## start

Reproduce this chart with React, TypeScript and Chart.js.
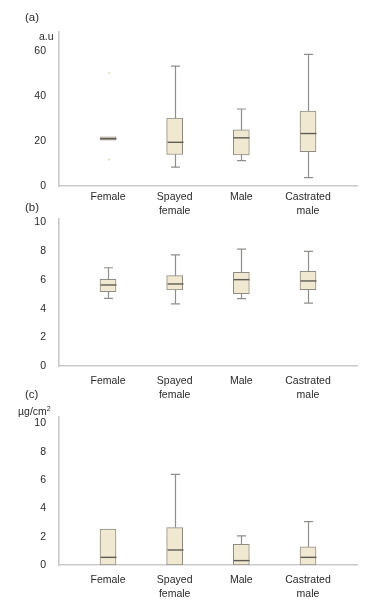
import React, { useEffect, useRef } from 'react';
import { Chart, registerables } from 'chart.js';

Chart.register(...registerables);

const FONT = '"Liberation Sans", Arial, Helvetica, sans-serif';

// Categories (x axis)
const categories: (string | string[])[] = ['Female', ['Spayed', 'female'], 'Male', ['Castrated', 'male']];

// Panel (a), a.u
const aMin = [null, 8.4, 11.3, 3.7];
const aQ1 = [20.4, 14.0, 13.8, 15.3];
const aMed = [21.0, 19.4, 21.4, 23.3];
const aQ3 = [21.8, 30.2, 24.9, 33.3];
const aMax = [null, 53.2, 34.2, 58.5];
const aFaintIdx = [0, 0];
const aFaintVal = [11.8, 50.2];
const aTicks = [0, 20, 40, 60];

// Panel (b)
const bMin = [4.72, 4.33, 4.7, 4.38];
const bQ1 = [5.19, 5.3, 5.05, 5.32];
const bMed = [5.65, 5.72, 6.02, 5.93];
const bQ3 = [6.04, 6.3, 6.53, 6.6];
const bMax = [6.85, 7.75, 8.15, 7.99];
const bTicks = [0, 2, 4, 6, 8, 10];

// Panel (c), µg/cm²
const cMin = [0, 0, 0, 0];
const cQ1 = [0, 0, 0, 0];
const cMed = [0.54, 1.06, 0.31, 0.54];
const cQ3 = [2.54, 2.64, 1.46, 1.29];
const cMax = [null, 6.4, 2.05, 3.06];
const cTicks = [0, 2, 4, 6, 8, 10];

type PanelData = {
  min: (number | null)[];
  q1: number[];
  med: number[];
  q3: number[];
  max: (number | null)[];
  faintIdx?: number[];
  faintVal?: number[];
  ticks: number[];
  yMax: number;
};

type PanelLayout = {
  top: number;
  height: number;
  areaTop: number;
  areaBottom: number;
  labelPad: number;
};

function BoxPanel({ data, layout }: { data: PanelData; layout: PanelLayout }) {
  const ref = useRef<HTMLCanvasElement | null>(null);
  useEffect(() => {
    if (!ref.current) return;
    const extras = {
      id: 'boxExtras',
      afterDatasetsDraw(chart: any) {
        const { ctx, scales } = chart;
        const x = scales.x;
        const y = scales.y;
        ctx.save();
        for (let i = 0; i < categories.length; i++) {
          const cx = Math.round(x.getPixelForValue(i)) + 0.5;
          ctx.strokeStyle = '#8e8e8a';
          ctx.lineWidth = 1.2;
          const mx = data.max[i];
          if (mx !== null && mx !== undefined && mx > data.q3[i]) {
            const yt = y.getPixelForValue(mx);
            ctx.beginPath();
            ctx.moveTo(cx, y.getPixelForValue(data.q3[i]));
            ctx.lineTo(cx, yt);
            ctx.moveTo(cx - 4.5, yt);
            ctx.lineTo(cx + 4.5, yt);
            ctx.stroke();
          }
          const mn = data.min[i];
          if (mn !== null && mn !== undefined && mn < data.q1[i]) {
            const yb = y.getPixelForValue(mn);
            ctx.beginPath();
            ctx.moveTo(cx, y.getPixelForValue(data.q1[i]));
            ctx.lineTo(cx, yb);
            ctx.moveTo(cx - 4.5, yb);
            ctx.lineTo(cx + 4.5, yb);
            ctx.stroke();
          }
          ctx.strokeStyle = '#5e5c55';
          ctx.lineWidth = 1.4;
          const ym = y.getPixelForValue(data.med[i]);
          ctx.beginPath();
          ctx.moveTo(cx - 8, ym);
          ctx.lineTo(cx + 8, ym);
          ctx.stroke();
        }
        if (data.faintIdx && data.faintVal) {
          ctx.fillStyle = '#ebe5c9';
          for (let k = 0; k < data.faintIdx.length; k++) {
            const px = x.getPixelForValue(data.faintIdx[k]);
            const py = y.getPixelForValue(data.faintVal[k]);
            ctx.beginPath();
            ctx.arc(px + 1, py, 1.2, 0, Math.PI * 2);
            ctx.fill();
          }
        }
        ctx.restore();
      },
    };

    const chart = new Chart(ref.current, {
      type: 'bar',
      data: {
        datasets: [
          {
            data: categories.map((_, i) => ({ x: i, y: [data.q1[i], data.q3[i]] })) as any,
            backgroundColor: '#f0e8d1',
            borderColor: '#8f8c84',
            borderWidth: 1,
            borderSkipped: false,
            barThickness: 16,
          },
        ],
      },
      options: {
        animation: false,
        responsive: false,
        maintainAspectRatio: false,
        layout: { padding: { top: layout.areaTop, left: 0, right: 10, bottom: 0 } },
        plugins: { legend: { display: false }, tooltip: { enabled: false } },
        scales: {
          x: {
            type: 'linear',
            offset: false,
            min: -0.735,
            max: 3.735,
            grid: { display: false, offset: false },
            border: { display: true, color: '#c9c9c9', width: 1.6 },
            afterBuildTicks: (s: any) => {
              s.ticks = categories.map((_, i) => ({ value: i }));
            },
            afterFit: (s: any) => {
              s.height = layout.height - layout.areaBottom;
            },
            ticks: {
              padding: layout.labelPad,
              maxRotation: 0,
              autoSkip: false,
              color: '#2a2a2a',
              font: { family: FONT, size: 10.5, lineHeight: 1.25 },
              callback: (v: any) => categories[Math.round(Number(v))] as any,
            },
          },
          y: {
            type: 'linear',
            min: 0,
            max: data.yMax,
            grid: { display: false },
            border: { display: true, color: '#c9c9c9', width: 1.6 },
            afterBuildTicks: (s: any) => {
              s.ticks = data.ticks.map((v) => ({ value: v }));
            },
            afterFit: (s: any) => {
              s.width = 59;
            },
            ticks: {
              padding: 5,
              color: '#2a2a2a',
              font: { family: FONT, size: 10.5 },
            },
          },
        },
      },
      plugins: [extras],
    });
    return () => chart.destroy();
  }, []);
  return (
    <canvas
      ref={ref}
      width={367}
      height={layout.height}
      style={{ position: 'absolute', left: 0, top: layout.top, width: 367, height: layout.height }}
    />
  );
}

const labelStyle = (left: number, top: number, size: number): React.CSSProperties => ({
  position: 'absolute',
  left,
  top,
  fontFamily: FONT,
  fontSize: size,
  lineHeight: '14px',
  color: '#2a2a2a',
  whiteSpace: 'nowrap',
});

export default function App() {
  useEffect(() => {
    document.body.style.margin = '0';
    document.body.style.background = '#ffffff';
  }, []);
  const panelA: PanelData = { min: aMin, q1: aQ1, med: aMed, q3: aQ3, max: aMax, faintIdx: aFaintIdx, faintVal: aFaintVal, ticks: aTicks, yMax: 68.4 };
  const panelB: PanelData = { min: bMin, q1: bQ1, med: bMed, q3: bQ3, max: bMax, ticks: bTicks, yMax: 10.25 };
  const panelC: PanelData = { min: cMin, q1: cQ1, med: cMed, q3: cQ3, max: cMax, ticks: cTicks, yMax: 10.45 };
  return (
    <div style={{ position: 'relative', width: 367, height: 608, background: '#fff', overflow: 'hidden' }}>
      <BoxPanel data={panelA} layout={{ top: 0, height: 222, areaTop: 32, areaBottom: 186, labelPad: -3 }} />
      <BoxPanel data={panelB} layout={{ top: 200, height: 215, areaTop: 19, areaBottom: 166, labelPad: 1 }} />
      <BoxPanel data={panelC} layout={{ top: 400, height: 208, areaTop: 17, areaBottom: 165, labelPad: 1 }} />
      <div style={labelStyle(25, 10, 11.5)}>(a)</div>
      <div style={labelStyle(39, 29, 10.5)}>a.u</div>
      <div style={labelStyle(25, 200, 11.5)}>(b)</div>
      <div style={labelStyle(25, 387, 11.5)}>(c)</div>
      <div style={labelStyle(18, 404, 10.5)}>
        µg/cm<sup style={{ fontSize: 7, verticalAlign: 'super', lineHeight: 0 }}>2</sup>
      </div>
    </div>
  );
}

## end

Instructions for the task: Copy the listing over exactly, skipping the pictures it holds.

Answer for the task:
Reproduce this chart with React, TypeScript and Chart.js.
import React, { useEffect, useRef } from 'react';
import { Chart, registerables } from 'chart.js';

Chart.register(...registerables);

const FONT = '"Liberation Sans", Arial, Helvetica, sans-serif';

// Categories (x axis)
const categories: (string | string[])[] = ['Female', ['Spayed', 'female'], 'Male', ['Castrated', 'male']];

// Panel (a), a.u
const aMin = [null, 8.4, 11.3, 3.7];
const aQ1 = [20.4, 14.0, 13.8, 15.3];
const aMed = [21.0, 19.4, 21.4, 23.3];
const aQ3 = [21.8, 30.2, 24.9, 33.3];
const aMax = [null, 53.2, 34.2, 58.5];
const aFaintIdx = [0, 0];
const aFaintVal = [11.8, 50.2];
const aTicks = [0, 20, 40, 60];

// Panel (b)
const bMin = [4.72, 4.33, 4.7, 4.38];
const bQ1 = [5.19, 5.3, 5.05, 5.32];
const bMed = [5.65, 5.72, 6.02, 5.93];
const bQ3 = [6.04, 6.3, 6.53, 6.6];
const bMax = [6.85, 7.75, 8.15, 7.99];
const bTicks = [0, 2, 4, 6, 8, 10];

// Panel (c), µg/cm²
const cMin = [0, 0, 0, 0];
const cQ1 = [0, 0, 0, 0];
const cMed = [0.54, 1.06, 0.31, 0.54];
const cQ3 = [2.54, 2.64, 1.46, 1.29];
const cMax = [null, 6.4, 2.05, 3.06];
const cTicks = [0, 2, 4, 6, 8, 10];

type PanelData = {
  min: (number | null)[];
  q1: number[];
  med: number[];
  q3: number[];
  max: (number | null)[];
  faintIdx?: number[];
  faintVal?: number[];
  ticks: number[];
  yMax: number;
};

type PanelLayout = {
  top: number;
  height: number;
  areaTop: number;
  areaBottom: number;
  labelPad: number;
};

function BoxPanel({ data, layout }: { data: PanelData; layout: PanelLayout }) {
  const ref = useRef<HTMLCanvasElement | null>(null);
  useEffect(() => {
    if (!ref.current) return;
    const extras = {
      id: 'boxExtras',
      afterDatasetsDraw(chart: any) {
        const { ctx, scales } = chart;
        const x = scales.x;
        const y = scales.y;
        ctx.save();
        for (let i = 0; i < categories.length; i++) {
          const cx = Math.round(x.getPixelForValue(i)) + 0.5;
          ctx.strokeStyle = '#8e8e8a';
          ctx.lineWidth = 1.2;
          const mx = data.max[i];
          if (mx !== null && mx !== undefined && mx > data.q3[i]) {
            const yt = y.getPixelForValue(mx);
            ctx.beginPath();
            ctx.moveTo(cx, y.getPixelForValue(data.q3[i]));
            ctx.lineTo(cx, yt);
            ctx.moveTo(cx - 4.5, yt);
            ctx.lineTo(cx + 4.5, yt);
            ctx.stroke();
          }
          const mn = data.min[i];
          if (mn !== null && mn !== undefined && mn < data.q1[i]) {
            const yb = y.getPixelForValue(mn);
            ctx.beginPath();
            ctx.moveTo(cx, y.getPixelForValue(data.q1[i]));
            ctx.lineTo(cx, yb);
            ctx.moveTo(cx - 4.5, yb);
            ctx.lineTo(cx + 4.5, yb);
            ctx.stroke();
          }
          ctx.strokeStyle = '#5e5c55';
          ctx.lineWidth = 1.4;
          const ym = y.getPixelForValue(data.med[i]);
          ctx.beginPath();
          ctx.moveTo(cx - 8, ym);
          ctx.lineTo(cx + 8, ym);
          ctx.stroke();
        }
        if (data.faintIdx && data.faintVal) {
          ctx.fillStyle = '#ebe5c9';
          for (let k = 0; k < data.faintIdx.length; k++) {
            const px = x.getPixelForValue(data.faintIdx[k]);
            const py = y.getPixelForValue(data.faintVal[k]);
            ctx.beginPath();
            ctx.arc(px + 1, py, 1.2, 0, Math.PI * 2);
            ctx.fill();
          }
        }
        ctx.restore();
      },
    };

    const chart = new Chart(ref.current, {
      type: 'bar',
      data: {
        datasets: [
          {
            data: categories.map((_, i) => ({ x: i, y: [data.q1[i], data.q3[i]] })) as any,
            backgroundColor: '#f0e8d1',
            borderColor: '#8f8c84',
            borderWidth: 1,
            borderSkipped: false,
            barThickness: 16,
          },
        ],
      },
      options: {
        animation: false,
        responsive: false,
        maintainAspectRatio: false,
        layout: { padding: { top: layout.areaTop, left: 0, right: 10, bottom: 0 } },
        plugins: { legend: { display: false }, tooltip: { enabled: false } },
        scales: {
          x: {
            type: 'linear',
            offset: false,
            min: -0.735,
            max: 3.735,
            grid: { display: false, offset: false },
            border: { display: true, color: '#c9c9c9', width: 1.6 },
            afterBuildTicks: (s: any) => {
              s.ticks = categories.map((_, i) => ({ value: i }));
            },
            afterFit: (s: any) => {
              s.height = layout.height - layout.areaBottom;
            },
            ticks: {
              padding: layout.labelPad,
              maxRotation: 0,
              autoSkip: false,
              color: '#2a2a2a',
              font: { family: FONT, size: 10.5, lineHeight: 1.25 },
              callback: (v: any) => categories[Math.round(Number(v))] as any,
            },
          },
          y: {
            type: 'linear',
            min: 0,
            max: data.yMax,
            grid: { display: false },
            border: { display: true, color: '#c9c9c9', width: 1.6 },
            afterBuildTicks: (s: any) => {
              s.ticks = data.ticks.map((v) => ({ value: v }));
            },
            afterFit: (s: any) => {
              s.width = 59;
            },
            ticks: {
              padding: 5,
              color: '#2a2a2a',
              font: { family: FONT, size: 10.5 },
            },
          },
        },
      },
      plugins: [extras],
    });
    return () => chart.destroy();
  }, []);
  return (
    <canvas
      ref={ref}
      width={367}
      height={layout.height}
      style={{ position: 'absolute', left: 0, top: layout.top, width: 367, height: layout.height }}
    />
  );
}

const labelStyle = (left: number, top: number, size: number): React.CSSProperties => ({
  position: 'absolute',
  left,
  top,
  fontFamily: FONT,
  fontSize: size,
  lineHeight: '14px',
  color: '#2a2a2a',
  whiteSpace: 'nowrap',
});

export default function App() {
  useEffect(() => {
    document.body.style.margin = '0';
    document.body.style.background = '#ffffff';
  }, []);
  const panelA: PanelData = { min: aMin, q1: aQ1, med: aMed, q3: aQ3, max: aMax, faintIdx: aFaintIdx, faintVal: aFaintVal, ticks: aTicks, yMax: 68.4 };
  const panelB: PanelData = { min: bMin, q1: bQ1, med: bMed, q3: bQ3, max: bMax, ticks: bTicks, yMax: 10.25 };
  const panelC: PanelData = { min: cMin, q1: cQ1, med: cMed, q3: cQ3, max: cMax, ticks: cTicks, yMax: 10.45 };
  return (
    <div style={{ position: 'relative', width: 367, height: 608, background: '#fff', overflow: 'hidden' }}>
      <BoxPanel data={panelA} layout={{ top: 0, height: 222, areaTop: 32, areaBottom: 186, labelPad: -3 }} />
      <BoxPanel data={panelB} layout={{ top: 200, height: 215, areaTop: 19, areaBottom: 166, labelPad: 1 }} />
      <BoxPanel data={panelC} layout={{ top: 400, height: 208, areaTop: 17, areaBottom: 165, labelPad: 1 }} />
      <div style={labelStyle(25, 10, 11.5)}>(a)</div>
      <div style={labelStyle(39, 29, 10.5)}>a.u</div>
      <div style={labelStyle(25, 200, 11.5)}>(b)</div>
      <div style={labelStyle(25, 387, 11.5)}>(c)</div>
      <div style={labelStyle(18, 404, 10.5)}>
        µg/cm<sup style={{ fontSize: 7, verticalAlign: 'super', lineHeight: 0 }}>2</sup>
      </div>
    </div>
  );
}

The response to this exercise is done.